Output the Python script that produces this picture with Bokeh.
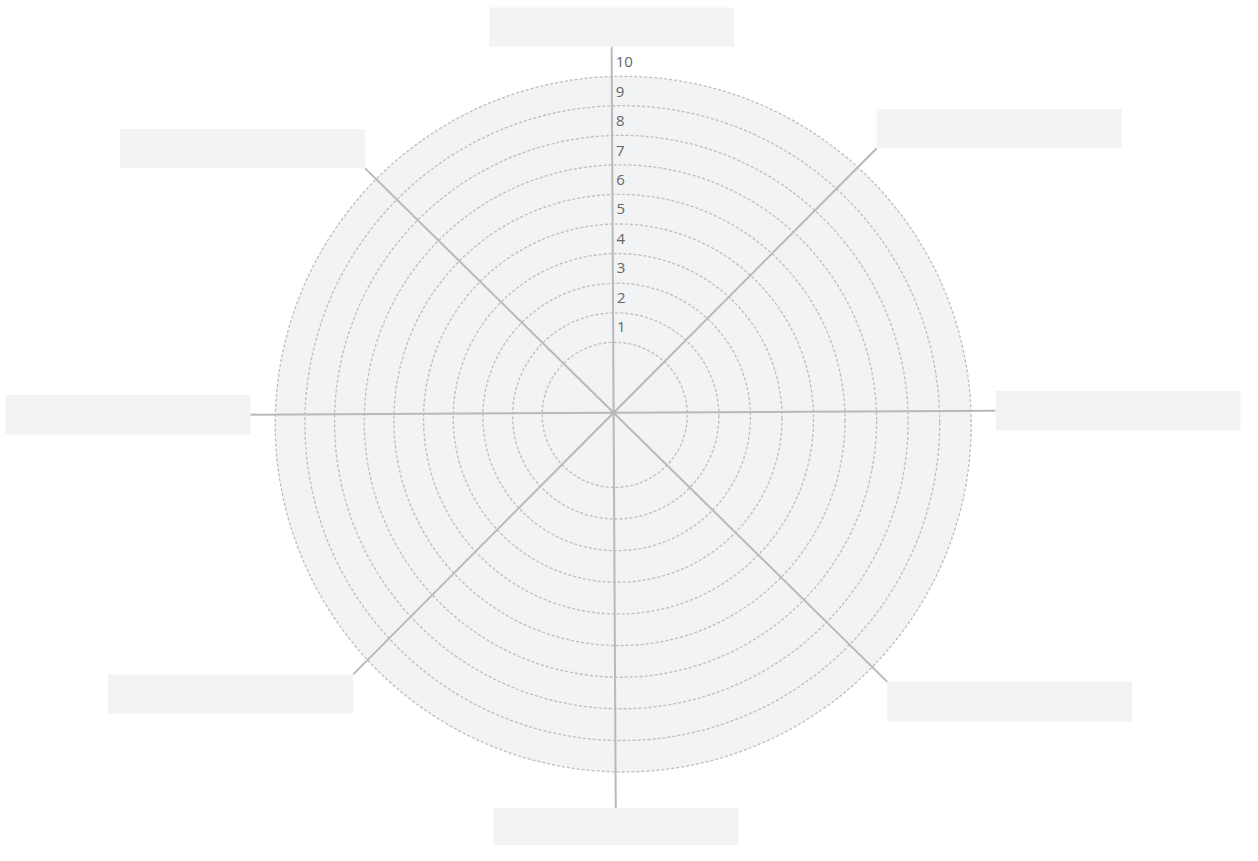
import math
from bokeh.plotting import figure
from bokeh.models import Range1d
from bokeh.core.properties import value
from bokeh.embed import file_html
from bokeh.resources import INLINE

# ---- data ----
levels = [1, 2, 3, 4, 5, 6, 7, 8, 9, 10]
level_labels = ["1", "2", "3", "4", "5", "6", "7", "8", "9", "10"]
categories = ["", "", "", "", "", "", "", ""]          # blank label boxes
spoke_angles = [90, 45, 0, -45, -90, -135, 180, 135]   # degrees
spoke_reach = [373, 379, 387, 390, 403, 375, 368, 354]  # px from centre to box
box_anchor = ["bottom_center", "bottom_left", "center_left", "top_left",
              "top_center", "top_right", "center_right", "bottom_right"]

# ---- geometry / style ----
W, H = 1242, 845            # figure size that fits the window
RW, RH = 1258, 861          # reference canvas mapped into the figure
CX, CY = 621, 420           # centre in reference px
TILT = 0.31                 # degrees, slight counter-clockwise rotation
R0, DR = 73.5, 31.0         # ring radius for level 1, step per level
DRIFT_X, DRIFT_Y = 0.95, 1.05  # ring centre drift per level
OFF_X, OFF_Y = 1.2, 2.2
BOX_W, BOX_H = 248, 40
FILL = "#f1f3f4"
RING = "#bcbec0"
SPOKE = "#b9b9b9"

p = figure(width=W, height=H, output_backend="svg", toolbar_location=None,
           x_range=Range1d(-CX, RW - CX), y_range=Range1d(CY - RH, CY),
           min_border=0, x_axis_location=None, y_axis_location=None)
p.grid.visible = False
p.outline_line_color = None
p.background_fill_color = "white"
p.border_fill_color = "white"

def ring_geom(k):
    r = R0 + (k - 1) * DR
    cx = OFF_X + (k - 1) * DRIFT_X
    cy = -(OFF_Y + (k - 1) * DRIFT_Y)
    return cx, cy, r

rx, ry, rr = zip(*[ring_geom(k) for k in levels])

# outer disc fill
p.circle(x=[rx[-1]], y=[ry[-1]], radius=[rr[-1]], fill_color=FILL,
         line_color=None)
# dashed rings
p.circle(x=list(rx), y=list(ry), radius=list(rr), fill_color=None,
         line_color=RING, line_width=1.3, line_dash="3 2")

# spokes
ex, ey = [], []
for a, L in zip(spoke_angles, spoke_reach):
    t = math.radians(a + TILT)
    ex.append(L * math.cos(t))
    ey.append(L * math.sin(t))
p.segment(x0=[0] * len(ex), y0=[0] * len(ey), x1=ex, y1=ey,
          line_color=SPOKE, line_width=2)

# boxes at spoke ends
lefts, rights, tops, bottoms = [], [], [], []
for x, y, anc in zip(ex, ey, box_anchor):
    vert, horiz = anc.split("_")
    if horiz == "left":
        l = x
    elif horiz == "right":
        l = x - BOX_W
    else:
        l = x - BOX_W / 2
    if vert == "bottom":
        b = y
    elif vert == "top":
        b = y - BOX_H
    else:
        b = y - BOX_H / 2
    lefts.append(l); rights.append(l + BOX_W)
    bottoms.append(b); tops.append(b + BOX_H)
p.quad(left=lefts, right=rights, top=tops, bottom=bottoms,
       fill_color=FILL, line_color=None)
cx_box = [(l + r) / 2 for l, r in zip(lefts, rights)]
cy_box = [(t + b) / 2 for t, b in zip(tops, bottoms)]
p.text(x=cx_box, y=cy_box, text=categories, text_align="center",
       text_baseline="middle", text_font=value("Open Sans"),
       text_font_size="14px", text_color="#555555")

# level labels along the vertical spoke
lx = [4 - (ring_geom(k)[1] + ring_geom(k)[2] + 17) * math.tan(math.radians(TILT)) for k in levels]
ly = [ring_geom(k)[1] + ring_geom(k)[2] + 16 for k in levels]
p.text(x=lx, y=ly, text=level_labels, text_align="left",
       text_baseline="middle", text_font=value("Open Sans"),
       text_font_size="15px", text_color="#666666")

open("out.html", "w").write(file_html(p, INLINE))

□ □ □ □ □

Directions: Pictures excluded, repeat exactly the lines from the top of the material through the line with "from bokeh.resources import INLINE", including both of those lines.

Correct answer:
Output the Python script that produces this picture with Bokeh.
import math
from bokeh.plotting import figure
from bokeh.models import Range1d
from bokeh.core.properties import value
from bokeh.embed import file_html
from bokeh.resources import INLINE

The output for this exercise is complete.